Comment by andrepd
10 hours ago
> I tend to be of the opinion that for modern general purpose CPUs in this era, such micro-optimizations are totally unnecessary because modern CPUs are so fast that instructions are almost free.
What does this mean? Free? Optimisations are totally unnecessary because... instructions are free?
The implementation in TFA is probably on the order of 5x more efficient than a naive approach. This is time and energy as well. I don't understand what "free" means in this context.
Calendar operations are performed probably trillions of times every second across all types of computers. If you can make them more time- and energy-efficient, why wouldn't you?
If there's a problem with modern software it's too much bloat, not too much optimisation.
GP made an important point that you seemed to have missed: in modern architectures, it’s much more important to minimize memory access than to minimize instructions. They weren’t saying optimization isn’t important, they were describing how to optimize on modern systems.
If this is indeed done trillions of times a second, which I frankly have a hard time believing, then sure, it might be worth it. But on a modern CPU, focusing on an optimization like this is a poor use of developer resources.
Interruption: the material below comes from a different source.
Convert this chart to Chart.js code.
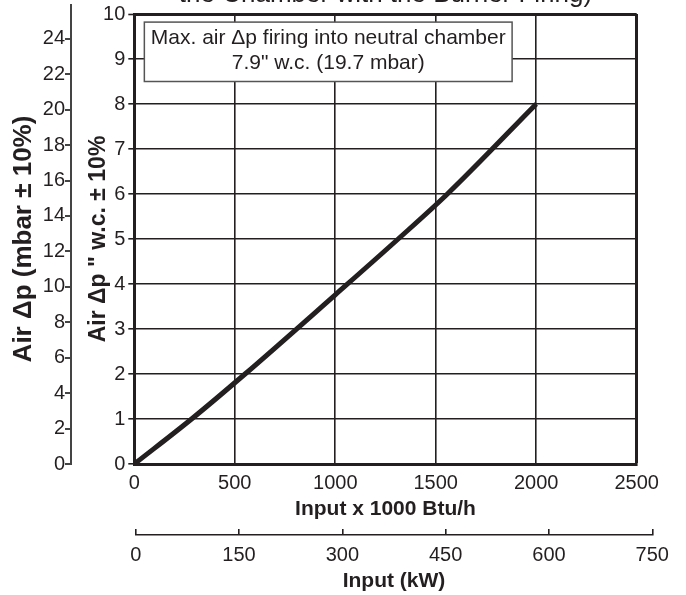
<!DOCTYPE html>
<html>
<head>
<meta charset="utf-8">
<script src="https://cdn.jsdelivr.net/npm/chart.js@4.4.0/dist/chart.umd.min.js"></script>
<style>
  html, body { margin: 0; padding: 0; background: #fff; overflow: hidden; }
  #wrap { position: relative; width: 686px; height: 595px; overflow: hidden; }
  #main { position: absolute; left: 0; top: -21px; }
  #kw { position: absolute; left: 0; top: 520px; }
</style>
</head>
<body>
<div id="wrap">
  <canvas id="main" width="686" height="616"></canvas>
  <canvas id="kw" width="686" height="75"></canvas>
</div>
<script>
/* air pressure drop curve (where it crosses the grid) */
const INPUT_KBTU  = [0, 285, 551, 1000, 1313, 1558, 2000];
const AIR_DP_INWC = [0, 1, 2, 3.76, 5, 6, 8];

const X_TICKS    = [0, 500, 1000, 1500, 2000, 2500];
const INWC_TICKS = [0, 1, 2, 3, 4, 5, 6, 7, 8, 9, 10];
const MBAR_TICKS = [0, 2, 4, 6, 8, 10, 12, 14, 16, 18, 20, 22, 24];
const KW_TICKS   = [0, 150, 300, 450, 600, 750];

const TITLE = 'the Chamber with the Burner Firing)';
const NOTE_LINES = ['Max. air \u0394p firing into neutral chamber', '7.9" w.c. (19.7 mbar)'];

const INK = '#231f20';
const FAMILY = "'Liberation Sans', Arial, sans-serif";
const TICK_FONT = { family: FAMILY, size: 20 };
const NOTE_BOX = { x0: 50, x1: 1880, y0: 9.82, y1: 8.5 };   // in data units

const setTicks = arr => scale => { scale.ticks = arr.map(v => ({ value: v })); };

/* note box + small stub of the mbar axis above the frame */
const notePlugin = {
  id: 'note',
  afterDraw(chart) {
    const { ctx, chartArea, scales: { x, y, mbar } } = chart;
    ctx.save();
    ctx.strokeStyle = '#444';
    ctx.lineWidth = 2;
    const ax = Math.round(mbar.right);
    ctx.beginPath();
    ctx.moveTo(ax, chartArea.top);
    ctx.lineTo(ax, chartArea.top - 10);
    ctx.stroke();

    const left = x.getPixelForValue(NOTE_BOX.x0), right = x.getPixelForValue(NOTE_BOX.x1);
    const top = y.getPixelForValue(NOTE_BOX.y0), bottom = y.getPixelForValue(NOTE_BOX.y1);
    ctx.fillStyle = '#fff';
    ctx.fillRect(left, top, right - left, bottom - top);
    ctx.strokeStyle = '#555';
    ctx.lineWidth = 1.5;
    ctx.strokeRect(left, top, right - left, bottom - top);
    ctx.fillStyle = INK;
    ctx.font = '21px ' + FAMILY;
    ctx.textAlign = 'center';
    ctx.textBaseline = 'middle';
    const cx = (left + right) / 2;
    ctx.fillText(NOTE_LINES[0], cx, top + 16.5);
    ctx.fillText(NOTE_LINES[1], cx, top + 41.5);
    ctx.restore();
  }
};

new Chart(document.getElementById('main'), {
  type: 'line',
  data: {
    datasets: [{
      data: INPUT_KBTU.map((v, i) => ({ x: v, y: AIR_DP_INWC[i] })),
      borderColor: INK,
      borderWidth: 5,
      pointRadius: 0,
      cubicInterpolationMode: 'monotone',
      xAxisID: 'x',
      yAxisID: 'y'
    }]
  },
  options: {
    responsive: false,
    animation: false,
    layout: { padding: { left: 0, right: 49.3, top: 0, bottom: 72.9 } },
    plugins: {
      legend: { display: false },
      tooltip: { enabled: false },
      title: {
        display: true, text: TITLE, color: INK, fullSize: false,
        font: { family: FAMILY, size: 26, weight: 'normal' },
        padding: { top: 0, bottom: 3.8 }
      }
    },
    scales: {
      x: {
        type: 'linear', min: 0, max: 2500,
        afterBuildTicks: setTicks(X_TICKS),
        afterFit: s => { s.height = 58.1; },
        grid: { color: INK, lineWidth: c => (c.tick && c.tick.value === 2500 ? 3 : 1.6), drawTicks: false },
        border: { color: INK, width: 3 },
        ticks: { color: INK, font: TICK_FONT, padding: 7, maxRotation: 0, autoSkip: false, callback: v => v },
        title: {
          display: true, text: 'Input x 1000 Btu/h', color: INK,
          font: { family: FAMILY, size: 21, weight: 'bold' }, padding: { top: 0, bottom: 0 }
        }
      },
      y: {
        position: 'left', weight: 0, min: 0, max: 10,
        afterBuildTicks: setTicks(INWC_TICKS),
        afterFit: s => { s.width = 63.3; },
        grid: {
          color: INK, lineWidth: c => (c.tick && c.tick.value === 10 ? 3 : 1.6),
          tickLength: 6, tickWidth: 1.6, tickColor: INK
        },
        border: { color: INK, width: 3 },
        ticks: { color: INK, font: TICK_FONT, padding: 3, callback: v => v },
        title: {
          display: true, text: 'Air \u0394p " w.c. \u00b1 10%', color: INK,
          font: { family: FAMILY, size: 23, weight: 'bold' }, padding: { top: 13.5, bottom: 0 }
        }
      },
      mbar: {
        position: 'left', weight: 1, min: 0, max: 25.4,
        afterBuildTicks: setTicks(MBAR_TICKS),
        afterFit: s => { s.width = 71; },
        grid: { drawOnChartArea: false, color: '#444', lineWidth: 2, tickLength: 6 },
        border: { color: '#444', width: 2 },
        ticks: { color: INK, font: TICK_FONT, padding: 0, callback: v => v },
        title: {
          display: true, text: 'Air \u0394p (mbar \u00b1 10%)', color: INK,
          font: { family: FAMILY, size: 26, weight: 'bold' }, padding: { top: 8.4, bottom: 0 }
        }
      }
    }
  },
  plugins: [notePlugin]
});

/* secondary kW axis under the main chart */
new Chart(document.getElementById('kw'), {
  type: 'line',
  data: { datasets: [] },
  options: {
    responsive: false,
    animation: false,
    layout: { padding: { left: 135.7, right: 33.7, top: 9, bottom: 0 } },
    plugins: { legend: { display: false }, tooltip: { enabled: false } },
    scales: {
      x: {
        type: 'linear', min: 0, max: 750,
        afterBuildTicks: setTicks(KW_TICKS),
        afterFit: s => { s.height = 60; },
        grid: { color: INK, lineWidth: 1.6, drawTicks: false },
        border: { color: INK, width: 1.6 },
        ticks: { color: INK, font: TICK_FONT, padding: 8, maxRotation: 0, autoSkip: false, callback: v => v },
        title: {
          display: true, text: 'Input (kW)', color: INK,
          font: { family: FAMILY, size: 21, weight: 'bold' }, padding: { top: 0, bottom: 1.4 }
        }
      },
      y: { display: false, min: 0, max: 1 }
    }
  }
});
</script>
</body>
</html>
There are likely several other optimizations related to cache locality that you could find in less time than it would take to do this, and those other optimizations would probably give several orders of magnitude more improvement.
Not to mention that the final code is basically a giant WTF for anybody reading it. It will be an attractive nuisance that people will be drawn to, like moths to a flame, any time there is a bug around calendar operations.
> But on a modern CPU, focusing on an optimization like this is a poor use of developer resources.
How many people are rolling their own datetime code? This seems like a totally fine optimization to put into popular datetime libraries.
> There are likely several other optimizations related to cache locality that you could find in less time than it would take to do this, and those other optimizations would probably give several orders of magnitude more improvement.
How is cache / memory access relevant in a subroutine that performs a check on a 16bit number?
> Not to mention that the final code is basically a giant WTF for anybody reading it. It will be an attractive nuisance that people will be drawn to, like moths to a flame, any time there is a bug around calendar operations.
1: comments are your friend
2: a unit test can assert that this function is equivalent to the naive one in about half a millisecond.